Of special interest is the film and photographic documentation of a recent quest by the artist to find the secret fernery of the renowned 18th century botanist from Caithness, Robert Dick who once wrote, ‘Nature is the best of all books to study from.’
"Stromata" (Greek for "miscellany") or Stromateis, "patchwork," is an apt name for this grouping of works from different periods in a journey from the artist’s starting point at Stroma, and his return to Caithness after a 30 year exploration of plants and landscape.
Alex Hamilton says: “My artistic practice broadly could be described as investigating established systems of knowledge and information. I am particularly interested in plant research with a focus on plant cultivation, breeding and monitoring. I carry out my work systematically, through a careful process of researching, fieldwork aesthetic contemplation and recording to finally presenting my visual evidence, in publications or exhibitions.
“The principal method used in my visual enquires for plant recording is photogram. This technique enables the collection of an image that contains unique data, creating a visual image charged with the elements that existed within the plant at that unique moment in time and space. I have explored this 19th Century photographic process, its history and technical details, in depth. I am drawn to this technique because of its capacity to create unique images, each made by the plant’s natural materials.”
‘Stromata’ runs from Saturday 13 August until 10th September and to compliment it the last in a series of Craft Spotlight solo exhibitions, entitled “Birdsong” will be on display in the Small Gallery.
Jen Cantwell is a maker who works in textiles and has a design practice called Sporran Nation. She also works across different media in a more experimental way using traditional handskills combined with unrelated materials and methods.
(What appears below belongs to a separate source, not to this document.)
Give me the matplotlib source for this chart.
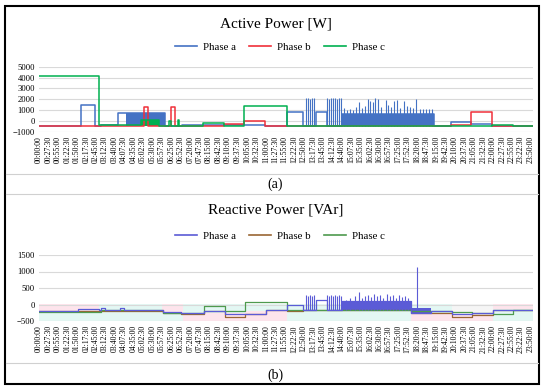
import numpy as np
import matplotlib.pyplot as plt
from matplotlib.lines import Line2D
from matplotlib.patches import Rectangle

plt.rcParams['font.family'] = ['Liberation Serif', 'DejaVu Serif']

# Data (time in hours)
# ------------------------------------------------------------------------

# active power, step breakpoints
act_a_t = [0, 2.04, 2.72, 3.0, 3.83, 4.2, 6.13, 6.94, 7.96, 9.94, 10.94, 12.0, 12.78,
           13.45, 13.95, 14.7, 19.15, 19.96, 20.96, 21.97, 23.95]
act_a_v = [-500, 1480, -450, -400, 710, 750, -450, -370, -400, -370, -450, 860, -450,
           800, -450, 650, -450, -150, -300, -450, -450]
act_b_t = [0, 5.1, 5.27, 6.42, 6.58, 8.96, 9.94, 10.94, 19.96, 20.96, 21.97, 23.0, 23.95]
act_b_v = [-500, 1270, -500, 1270, -500, -330, -30, -500, -370, 860, -450, -480, -480]
act_c_t = [0, 2.93, 4.96, 5.8, 6.3, 6.38, 6.72, 6.78, 7.96, 8.96, 9.94, 12.0, 21.97, 23.0, 23.95]
act_c_v = [4100, -420, 50, -450, 0, -450, 50, -450, -200, -450, 1330, -450, -400, -480, -480]

# dense oscillation bands: start, end, low, high
act_a_bands = [(4.2, 6.13, -450, 750), (14.7, 19.15, -450, 650)]
act_c_bands = [(4.96, 5.8, -450, 50)]

act_a_spike_t = [12.95, 13.05, 13.15, 13.25, 13.35, 13.95, 14.05, 14.15, 14.25, 14.35,
                 14.45, 14.55, 14.65, 14.8, 14.95, 15.1, 15.2, 15.35, 15.5, 15.65, 15.8,
                 15.95, 16.05, 16.2, 16.3, 16.45, 16.6, 16.8, 16.9, 17.05, 17.2, 17.35,
                 17.5, 17.7, 17.85, 18.0, 18.15, 18.3, 18.45, 18.6, 18.75, 18.9, 19.05]
act_a_spike_v = [2100, 2100, 2050, 2100, 2100, 2100, 2050, 2100, 2100, 2150, 2050, 2100,
                 2100, 1200, 1000, 1050, 1000, 1300, 1700, 1200, 1400, 2050, 1800, 1700,
                 2150, 2000, 1300, 1900, 1500, 1300, 1800, 1900, 1200, 1800, 1400, 1300,
                 1200, 2000, 1100, 1100, 1100, 1100, 1100]

# reactive power, step breakpoints
rea_a_t = [0, 1.9, 2.9, 3.0, 3.2, 3.95, 4.1, 6.0, 6.9, 8.0, 9.0, 10.0, 11.0, 12.0, 12.8,
           13.45, 13.95, 14.7, 18.05, 19.0, 20.0, 21.0, 22.0, 23.95]
rea_a_v = [-200, -150, -180, -110, -170, -110, -170, -220, -260, -200, -280, -300, -180,
           0, -170, 150, -170, 100, -250, -200, -300, -260, -170, -170]
rea_b_t = [0, 6.0, 6.9, 8.0, 9.0, 10.0, 11.0, 12.0, 12.8, 18.05, 19.0, 20.0, 21.0, 22.0, 23.95]
rea_b_v = [-210, -250, -290, -200, -390, -300, -180, -190, -180, -250, -260, -380, -330,
           -170, -170]
rea_c_t = [0, 3.0, 6.0, 8.0, 9.0, 10.0, 12.0, 18.05, 20.0, 21.0, 22.0, 23.0, 23.95]
rea_c_v = [-240, -170, -250, -60, -200, 80, -180, -200, -220, -250, -300, -170, -170]

rea_a_bands = [(14.7, 18.05, -170, 100), (18.05, 19.0, -250, -120)]
rea_a_spike_t = [12.95, 13.05, 13.15, 13.25, 13.35, 13.95, 14.05, 14.15, 14.25, 14.35,
                 14.45, 14.55, 14.65, 14.9, 15.1, 15.3, 15.5, 15.65, 15.8, 15.95, 16.1,
                 16.25, 16.4, 16.55, 16.7, 16.85, 17.0, 17.15, 17.3, 17.45, 17.6, 17.75,
                 17.9, 18.33]
rea_a_spike_v = [280, 260, 280, 270, 280, 280, 270, 280, 260, 280, 270, 280, 260, 150,
                 200, 250, 380, 200, 250, 300, 220, 330, 250, 300, 200, 320, 250, 300,
                 200, 280, 230, 260, 200, 1150]

# light background shading on reactive plot: start, end, low, high, colour
rea_shade = [(0, 2.9, -200, 0, '#fde4ec'), (0, 2.9, -500, -200, '#e3f7f3'),
             (2.9, 5.95, -500, 0, '#e3f7f3'), (5.95, 7.0, -250, 0, '#fde4ec'),
             (5.95, 7.0, -500, -250, '#e3f7f3'), (7.0, 10.0, -500, -250, '#fde4ec'),
             (7.0, 10.0, -250, 0, '#e3f7f3'), (10.0, 12.0, -500, -200, '#fde4ec'),
             (10.0, 12.0, -200, 0, '#e3f7f3'), (12.0, 18.05, -500, 0, '#e3f7f3'),
             (18.05, 20.0, -500, -250, '#fde4ec'), (18.05, 20.0, -250, 0, '#e3f7f3'),
             (20.0, 22.0, -500, -300, '#fde4ec'), (20.0, 22.0, -300, 0, '#f5f5f5'),
             (22.0, 23.95, -150, 0, '#fde4ec'), (22.0, 23.95, -500, -150, '#e3f7f3')]

tick_secs = np.arange(53) * 1650
tick_hours = tick_secs / 3600
tick_labels = ['%02d:%02d:%02d' % (s // 3600, s // 60 % 60, s % 60) for s in tick_secs]

# Plot
# ------------------------------------------------------------------------

fig = plt.figure(figsize=(5.5, 3.9), dpi=100)
W, H = 550, 390


def fx(px):
    return px / W


def fy(py):
    return 1 - py / H


def style_axes(ax, ylim, yticks):
    ax.set_xlim(0, 23.95)
    ax.set_ylim(*ylim)
    ax.set_yticks(yticks)
    ax.set_xticks(tick_hours)
    ax.set_xticklabels(tick_labels, rotation=90, fontsize=5.6)
    ax.tick_params(axis='both', length=0, pad=3)
    ax.tick_params(axis='y', labelsize=6.2)
    for s in ax.spines.values():
        s.set_visible(False)
    ax.grid(axis='y', color='#d9d9d9', lw=0.8)
    ax.set_axisbelow(True)


def draw_series(ax, t, v, color, bands=(), spikes=None, lw=1.1):
    ax.plot(t, v, drawstyle='steps-post', color=color, lw=lw)
    for s, e, lo, hi in bands:
        ax.fill_between([s, e], lo, hi, color=color, lw=0)
    if spikes is not None:
        st, sv = spikes
        ax.vlines(st, -450 if sv[0] > 800 else -170, sv, color=color, lw=0.8)


# Active power
ax1 = fig.add_axes([fx(39), fy(131.7), fx(494), 65 / H])
style_axes(ax1, (-1000, 5000), range(-1000, 5001, 1000))
draw_series(ax1, act_a_t, act_a_v, '#4472C4', act_a_bands, (act_a_spike_t, act_a_spike_v))
draw_series(ax1, act_b_t, act_b_v, '#F0303A')
draw_series(ax1, act_c_t, act_c_v, '#00B050', act_c_bands)

# Reactive power
ax2 = fig.add_axes([fx(39), fy(321), fx(494), 66 / H])
style_axes(ax2, (-500, 1500), range(-500, 1501, 500))
for s, e, lo, hi, c in rea_shade:
    ax2.fill_between([s, e], lo, hi, color=c, lw=0, zorder=0.5)
draw_series(ax2, rea_b_t, rea_b_v, '#996633', lw=0.9)
draw_series(ax2, rea_c_t, rea_c_v, '#4E9A4E', lw=0.9)
draw_series(ax2, rea_a_t, rea_a_v, '#5B5BD6', rea_a_bands, (rea_a_spike_t, rea_a_spike_v), lw=0.9)

# titles and legends
fig.text(fx(276), fy(24), 'Active Power [W]', ha='center', va='center', fontsize=11)
fig.text(fx(276), fy(210), 'Reactive Power [VAr]', ha='center', va='center', fontsize=11)

act_handles = [Line2D([], [], color=c, lw=1.2) for c in ['#4472C4', '#F0303A', '#00B050']]
rea_handles = [Line2D([], [], color=c, lw=1.2) for c in ['#5B5BD6', '#996633', '#4E9A4E']]
for handles, y in [(act_handles, 47), (rea_handles, 236)]:
    fig.legend(handles, ['Phase a', 'Phase b', 'Phase c'], loc='center', ncol=3,
               bbox_to_anchor=(fx(280), fy(y)), frameon=False, fontsize=7.8,
               handlelength=2.0, columnspacing=1.2, handletextpad=0.6)

fig.text(fx(275), fy(184), '(a)', ha='center', va='center', fontsize=10)
fig.text(fx(275), fy(375), '(b)', ha='center', va='center', fontsize=10)

# panel frame
for y in [174, 194, 363]:
    fig.add_artist(Line2D([fx(6), fx(538)], [fy(y), fy(y)], color='#d0d0d0', lw=0.8))
fig.add_artist(Rectangle((fx(5), fy(384)), fx(534), (384 - 6) / H, fill=False,
                         edgecolor='black', lw=1.5))

fig.savefig('out.png', dpi=100)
For this Spotlight show she has been working with knitting, sound processing software and mobile phone technology. The work she has made looks at issues of immigration, emigration, identity and belonging.
The exhibition includes a collection of birdboxes. The patterns on the birdboxes are based on the soundfiles of birdsongs and ambient sound recorded in specific locations. The artist worked with sound designer Dave Martin to record a sonic snapshot of each area. The sounds were processed using music software and she worked with the soundwaves, the midi templates and the velocity peaks visually, blowing them up, shrinking them, deconstructing and reconstructing them, using the colours of the midi templates and the velocities. With a nod to the far northern knitters she worked with stranded knitting but adapted the designs for a 24-stitch repeat punchcard knitting machine, as she wanted to use a more industrial, but not automated process to keep the hand of the maker obvious, a mix of human and machine.
The patterns are site specific, a visual representation of the sounds of the area, a tag, an identifier, like a football strip or a school uniform and they are representative of each place on a minute, mundane and daily level. The idea evolved just after Jen had moved to Moray.
She said: “After a random chat about birds having regional accents I started thinking about accents and language and how language travels and spreads, about regional differences in the spoken word and how that also happens in textiles. Each area has its own brand of lacemaking, embroidery and knitting, and stitches literally travelled the world on the backs of people with patterns spreading from area to area.”
“The idea of visually branding an area by taking something ambient and completely natural from it, such as birdsong, and analyzing it and turning it into a product using mechanisation and technology, then presenting it as a physical object appealed to me. To work in this way using online visuals, an audio map via a barcode and a smartphone takes the exhibition out of the gallery and into the virtual world.”